Talking purely scientifically, the sunlight is directly dealing with human body and especially our hormones. The production of melatonin is released in the blood only in darkness. This is the hormone that makes us sleepy, so in the pure dark winter, there is some extra sleepiness we accumulate, since the sun isn’t rising. On the other hand, the light provokes the creation of serotonin, also known as the happiness hormone. Therefore – as there is no direct sun light – the good mood is much more difficult to find. Let’s sum up – for the long months of dark cold Tromsø winter we are likely to become sleepy non-concentrate, moody and unhappy, only because our body misses the sun. The bright lights simulate daylight, and compensates the lack of sunlight. A normal light bulb creates illuminant amount of not more than 500 lux, and the daylight lamp goes up to 10 000 lux. The effect results from the retina receiving the light that is stimulating the nervous system and makes the body deal with the hormone level.

The Sun people in the campus

Many students are going regularly to the Solar café. As they spread the word about the greatness of the place, the Norwegian students gave them a nickname – «the Sun people». After going to the lamps several times, it is easy to spot familiar people who are often there. Being ever curious, Utropia met one of the students that starts the day with the daylight lamps. We asked the extremely sunny Canadian Elise Escaravage some questions about her Solar café experiences.
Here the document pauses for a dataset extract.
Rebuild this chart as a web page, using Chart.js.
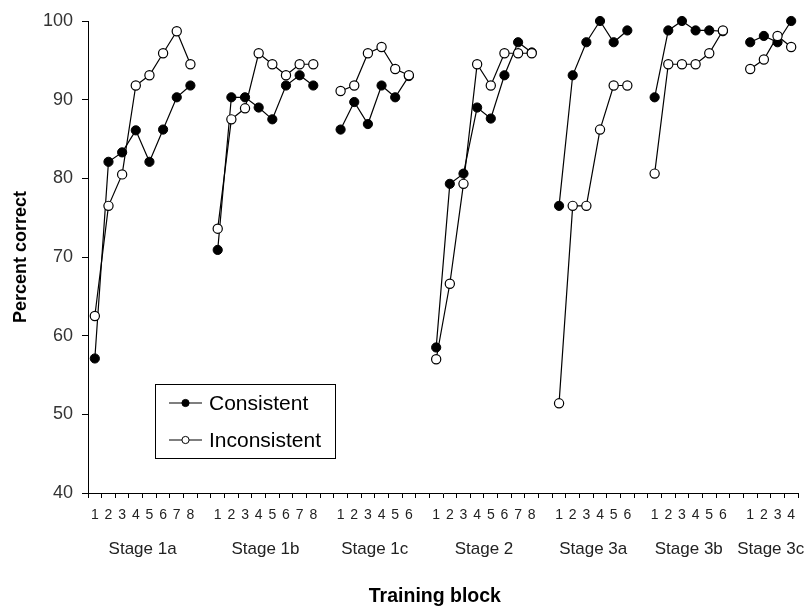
<!DOCTYPE html>
<html>
<head>
<meta charset="utf-8">
<title>Percent correct by training block</title>
<script src="https://cdn.jsdelivr.net/npm/chart.js@4"></script>
<style>
  html, body { margin: 0; padding: 0; background: #fff; }
  #wrap { width: 805px; height: 608px; position: relative; }
</style>
</head>
<body>
<div id="wrap"><canvas id="chart"></canvas></div>
<script>
// Training stages and the number of blocks in each
const stageNames = ['Stage 1a', 'Stage 1b', 'Stage 1c', 'Stage 2', 'Stage 3a', 'Stage 3b', 'Stage 3c'];
const blocksPerStage = [8, 8, 6, 8, 6, 6, 4];

// Percent correct per block, one array per stage
const consistent = [
  [57.1, 82.1, 83.3, 86.1, 82.1, 86.2, 90.3, 91.8],
  [70.9, 90.3, 90.3, 89.0, 87.5, 91.8, 93.1, 91.8],
  [86.2, 89.7, 86.9, 91.8, 90.3, 93.0],
  [58.5, 79.3, 80.6, 89.0, 87.6, 93.1, 97.3, 96.0],
  [76.5, 93.1, 97.3, 100, 97.3, 98.8],
  [90.3, 98.8, 100, 98.8, 98.8, 98.7],
  [97.3, 98.1, 97.3, 100]
];
const inconsistent = [
  [62.5, 76.5, 80.5, 91.8, 93.1, 95.9, 98.7, 94.5],
  [73.6, 87.5, 88.9, 95.9, 94.5, 93.1, 94.5, 94.5],
  [91.1, 91.8, 95.9, 96.7, 93.9, 93.1],
  [57.0, 66.6, 79.3, 94.5, 91.8, 95.9, 95.9, 95.9],
  [51.4, 76.5, 76.5, 86.2, 91.8, 91.8],
  [80.6, 94.5, 94.5, 94.5, 95.9, 98.8],
  [93.9, 95.1, 98.1, 96.7]
];

// Y axis range
const yMin = 40, yMax = 100, yStep = 10;

// Flatten stages onto one category axis, with an empty slot between stages
const labels = [];
const stageRanges = [];
const flatConsistent = [];
const flatInconsistent = [];
stageNames.forEach((name, s) => {
  if (s > 0) { labels.push(''); flatConsistent.push(null); flatInconsistent.push(null); }
  const start = labels.length;
  for (let b = 0; b < blocksPerStage[s]; b++) {
    labels.push(String(b + 1));
    flatConsistent.push(consistent[s][b]);
    flatInconsistent.push(inconsistent[s][b]);
  }
  stageRanges.push({ name, start, end: labels.length - 1 });
});

const FONT = '"Liberation Sans", Arial, Helvetica, sans-serif';

// Stage names centred under each group of block numbers
const stageLabelPlugin = {
  id: 'stageLabels',
  afterDraw(chart) {
    const { ctx, scales: { x } } = chart;
    ctx.save();
    ctx.font = '17px ' + FONT;
    ctx.fillStyle = '#222';
    ctx.textAlign = 'center';
    ctx.textBaseline = 'middle';
    stageRanges.forEach(r => {
      const cx = (x.getPixelForValue(r.start) + x.getPixelForValue(r.end)) / 2;
      ctx.fillText(r.name, cx, 549);
    });
    ctx.restore();
  }
};

// Boxed legend inside the plot area
const boxLegendPlugin = {
  id: 'boxLegend',
  afterDraw(chart) {
    const { ctx } = chart;
    const bx = 155.5, by = 384.5, bw = 180, bh = 74;
    ctx.save();
    ctx.strokeStyle = '#000';
    ctx.lineWidth = 1;
    ctx.fillStyle = '#fff';
    ctx.fillRect(bx, by, bw, bh);
    ctx.strokeRect(bx, by, bw, bh);
    const rows = [403, 440];
    chart.data.datasets.forEach((ds, i) => {
      const y = rows[i];
      ctx.beginPath();
      ctx.moveTo(169, y);
      ctx.lineTo(202, y);
      ctx.strokeStyle = '#000';
      ctx.lineWidth = 1.2;
      ctx.stroke();
      ctx.beginPath();
      ctx.arc(185.5, y, 3.6, 0, Math.PI * 2);
      ctx.fillStyle = ds.pointBackgroundColor;
      ctx.fill();
      ctx.lineWidth = 1;
      ctx.stroke();
      ctx.fillStyle = '#000';
      ctx.font = '21px ' + FONT;
      ctx.textAlign = 'left';
      ctx.textBaseline = 'middle';
      ctx.fillText(ds.label, 209, y + 1);
    });
    ctx.restore();
  }
};

new Chart(document.getElementById('chart'), {
  type: 'line',
  data: {
    labels,
    datasets: [
      {
        label: 'Consistent',
        data: flatConsistent,
        borderColor: '#000',
        borderWidth: 1.2,
        pointBackgroundColor: '#000',
        pointBorderColor: '#000',
        pointBorderWidth: 1,
        pointRadius: 4.6,
        tension: 0,
        spanGaps: false,
        clip: false,
        order: 1
      },
      {
        label: 'Inconsistent',
        data: flatInconsistent,
        borderColor: '#000',
        borderWidth: 1.2,
        pointBackgroundColor: '#fff',
        pointBorderColor: '#000',
        pointBorderWidth: 1.2,
        pointRadius: 4.6,
        tension: 0,
        spanGaps: false,
        clip: false,
        order: 0
      }
    ]
  },
  options: {
    responsive: true,
    maintainAspectRatio: false,
    animation: false,
    devicePixelRatio: 1,
    layout: { padding: { top: 21, right: 7, left: 0, bottom: 0 } },
    plugins: {
      legend: { display: false },
      tooltip: { enabled: false }
    },
    scales: {
      x: {
        type: 'category',
        offset: true,
        afterFit(scale) { scale.height = 115; },
        grid: {
          display: true,
          offset: true,
          drawOnChartArea: false,
          drawTicks: true,
          tickLength: 5,
          color: '#000',
          lineWidth: 1
        },
        border: { display: true, color: '#000', width: 1 },
        ticks: {
          autoSkip: false,
          maxRotation: 0,
          minRotation: 0,
          padding: 9,
          color: '#222',
          font: { family: FONT, size: 14 }
        },
        title: {
          display: true,
          text: 'Training block   ',
          color: '#000',
          font: { family: FONT, size: 19.5, weight: 'bold' },
          padding: { top: 0, bottom: 0 }
        }
      },
      y: {
        min: yMin,
        max: yMax,
        afterFit(scale) { scale.width = 88; },
        grid: {
          display: true,
          drawOnChartArea: false,
          drawTicks: true,
          tickLength: 6,
          color: '#000',
          lineWidth: 1
        },
        border: { display: true, color: '#000', width: 1 },
        ticks: {
          stepSize: yStep,
          padding: 9,
          color: '#333',
          font: { family: FONT, size: 18 }
        },
        title: {
          display: true,
          text: 'Percent correct',
          color: '#000',
          font: { family: FONT, size: 18, weight: 'bold' },
          padding: { top: 10, bottom: 0 }
        }
      }
    }
  },
  plugins: [stageLabelPlugin, boxLegendPlugin]
});
</script>
</body>
</html>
U: Is this your first ever winter in Tromsø?

E: Yes, and the first months were rough, but now when it is completely darkness time I don’t feel it that rough at all. It is maybe the lamps, maybe something else, but now it is nice.

U: How did you know about the Solar café in the first place?
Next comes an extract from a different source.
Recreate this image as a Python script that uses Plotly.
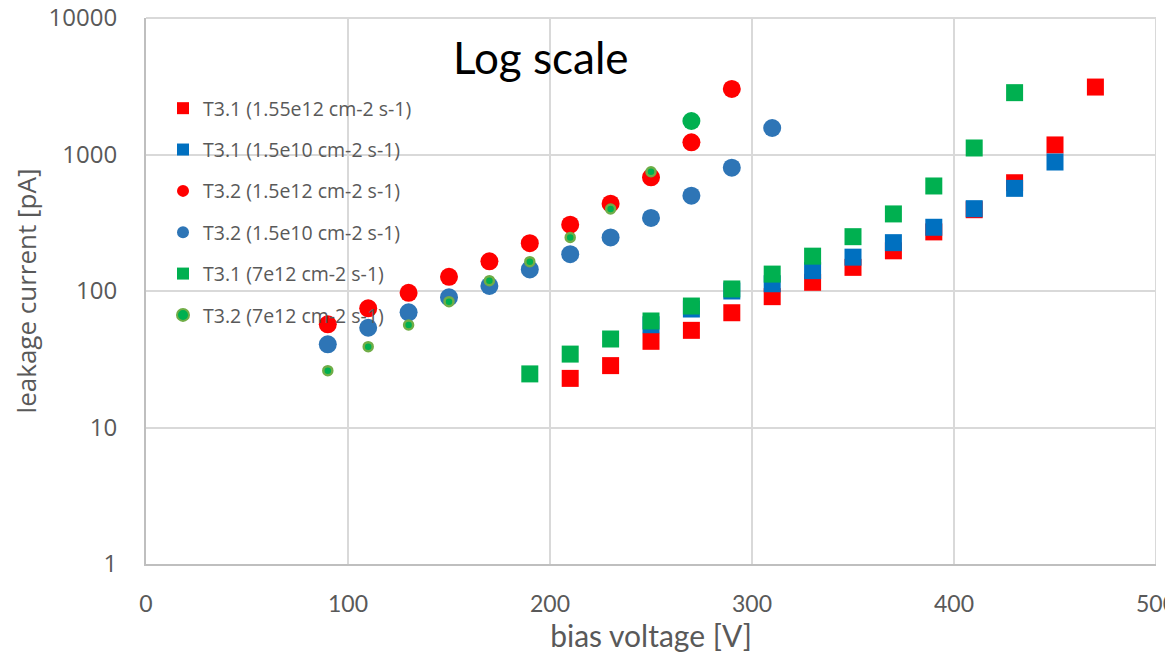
import plotly.graph_objects as go

# ---------------- data ----------------
v_sq_red = [210, 230, 250, 270, 290, 310, 330, 350, 370, 390, 410, 430, 450, 470]
i_sq_red = [22.9, 28.4, 42.8, 51.5, 69.3, 90.9, 115.8, 149, 197, 271, 394, 621, 1175, 3120]

v_sq_blue = [250, 270, 290, 310, 330, 350, 370, 390, 410, 430, 450]
i_sq_blue = [56.6, 73.8, 100, 113, 141, 177, 226, 293, 401, 565, 881]

v_ci_red = [90, 110, 130, 150, 170, 190, 210, 230, 250, 270, 290]
i_ci_red = [57, 74.7, 97, 127, 165, 224, 306, 436, 681, 1228, 3020]

v_ci_blue = [90, 110, 130, 150, 170, 190, 210, 230, 250, 270, 290, 310]
i_ci_blue = [40.7, 53.8, 69.8, 89.9, 109, 144, 186, 247, 343, 499, 800, 1564]

v_sq_green = [190, 210, 230, 250, 270, 290, 310, 330, 350, 370, 390, 410, 430]
i_sq_green = [24.7, 34.5, 44.5, 60.3, 77.6, 103.5, 133, 180, 250, 367, 588, 1116, 2838]

v_ci_green = [90, 110, 130, 150, 170, 190, 210, 230, 250, 270]
i_ci_green = [26.1, 39.1, 56.4, 83.5, 119, 164, 247, 399, 748, 1760]

names = [
    "T3.1 (1.55e12 cm-2 s-1)",
    "T3.1 (1.5e10 cm-2 s-1)",
    "T3.2 (1.5e12 cm-2 s-1)",
    "T3.2 (1.5e10 cm-2 s-1)",
    "T3.1 (7e12 cm-2 s-1)",
    "T3.2 (7e12 cm-2 s-1)",
]

x_ticks = [0, 100, 200, 300, 400, 500]
y_ticks = [1, 10, 100, 1000, 10000]
y_ticktext = ["1", "10", "100", "1000", "10000"]

RED = "#FF0000"
BLUE_SQ = "#0070C0"
BLUE_CI = "#2E75B6"
GREEN = "#00B050"
OLIVE = "#70AD47"

fig = go.Figure()

def add(x, y, name, symbol, color, size, group):
    fig.add_trace(go.Scatter(
        x=x, y=y, mode="markers", name=name, legendgroup=group,
        marker=dict(symbol=symbol, color=color, size=size, opacity=1,
                    line=dict(color=color, width=0)),
    ))

add(v_sq_red, i_sq_red, names[0], "square", RED, 17, "a")
add(v_sq_blue, i_sq_blue, names[1], "square", BLUE_SQ, 17, "b")
add(v_ci_red, i_ci_red, names[2], "circle", RED, 18, "c")
add(v_ci_blue, i_ci_blue, names[3], "circle", BLUE_CI, 18, "d")
add(v_sq_green, i_sq_green, names[4], "square", GREEN, 17, "e")
n = len(v_ci_green)
fig.add_trace(go.Scatter(
    x=v_ci_green, y=i_ci_green, mode="markers", name=names[5], legendgroup="f",
    marker=dict(symbol="circle", color=GREEN, opacity=1,
                size=[9] * (n - 1) + [18],
                line=dict(color=[OLIVE] * (n - 1) + [GREEN], width=[2.5] * (n - 1) + [0])),
))

GRID = "#D9D9D9"
TXT = "#595959"

fig.update_layout(
    width=1165, height=653,
    margin=dict(l=146, r=9, t=18, b=89),
    paper_bgcolor="white", plot_bgcolor="white",
    font=dict(family="Open Sans", color=TXT),
    showlegend=True,
    legend=dict(
        x=(163 - 146) / 1010, y=(564 - 89) / 546, xanchor="left", yanchor="top",
        bgcolor="rgba(0,0,0,0)", font=dict(size=19.5, color=TXT, family="Open Sans"),
        tracegroupgap=13, itemsizing="constant", itemwidth=30,
    ),
    xaxis=dict(
        range=[0, 500], tickvals=x_ticks, showgrid=True, gridcolor=GRID, gridwidth=2,
        showline=True, linecolor="#BFBFBF", linewidth=2, zeroline=False, automargin=False,
        tickfont=dict(family="Lato", size=23, color=TXT), ticklabelstandoff=18,
        ticklabeloverflow="allow",
        title=dict(text="bias voltage [V]", font=dict(family="Lato", size=30, color=TXT), standoff=0),
    ),
    yaxis=dict(
        type="log", range=[0, 4], tickvals=y_ticks, ticktext=y_ticktext,
        showgrid=True, gridcolor=GRID, gridwidth=2,
        showline=True, linecolor="#BFBFBF", linewidth=2, zeroline=False, automargin=False,
        tickfont=dict(family="Open Sans", size=24, color=TXT), ticklabelstandoff=22,
        ticklabeloverflow="allow",
        title=dict(text="leakage current [pA]", font=dict(family="Open Sans", size=26, color=TXT), standoff=4),
    ),
    shapes=[
        dict(type="line", xref="x", yref="paper", x0=500, x1=500, y0=0, y1=1,
             line=dict(color=GRID, width=2), layer="below"),
        dict(type="line", xref="paper", yref="paper", x0=0, x1=1, y0=1, y1=1,
             line=dict(color=GRID, width=2), layer="below"),
    ],
    annotations=[dict(
        text="Log scale", xref="paper", yref="paper",
        x=(541 - 146) / 1010, y=(564 - 57) / 546, showarrow=False,
        font=dict(family="Lato", size=44, color="black"),
        xanchor="center", yanchor="middle",
    )],
)

fig.write_html("out.html")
E: It was my flat mate who told me. I told him that I couldn’t wake up, I started to feel sad, I didn’t want to do sports anymore and I could stay in my room for hours. He said «You should check out the lamps, that is the solution to everything!» So I went there for the first time, but I didn’t really feel any effect. It started afterwards, and it became a habit to wake up early in the morning and go there.

U: Were you skeptical about the idea?

E: I though it’s going to be just a lamp, and it felt fake. Also, in the beginning, not a lot of people were coming, and they were not talking much to each other, so I felt like an alien, coming to sit in front of a plastic. But it was funny, I made it a part of my «Tromsø experience».

U: Do you see more familiar people here now?

E: Definitely! I mostly go because I know it is going to be my social time of the day, and when I leave the place I’m always super happy, because I had a coffee with people and it was nice meeting those people here. It helps me to focus through the day.

U: How often are you going in the week?

E: I try to go every day. I sometimes skip 1 or 2 days. I don’t know if the difference is that you are watching the lamp, or it is just the habit to go there early in the morning, but I have energy and it makes a big difference for me. I don’t feel the darkness so much now.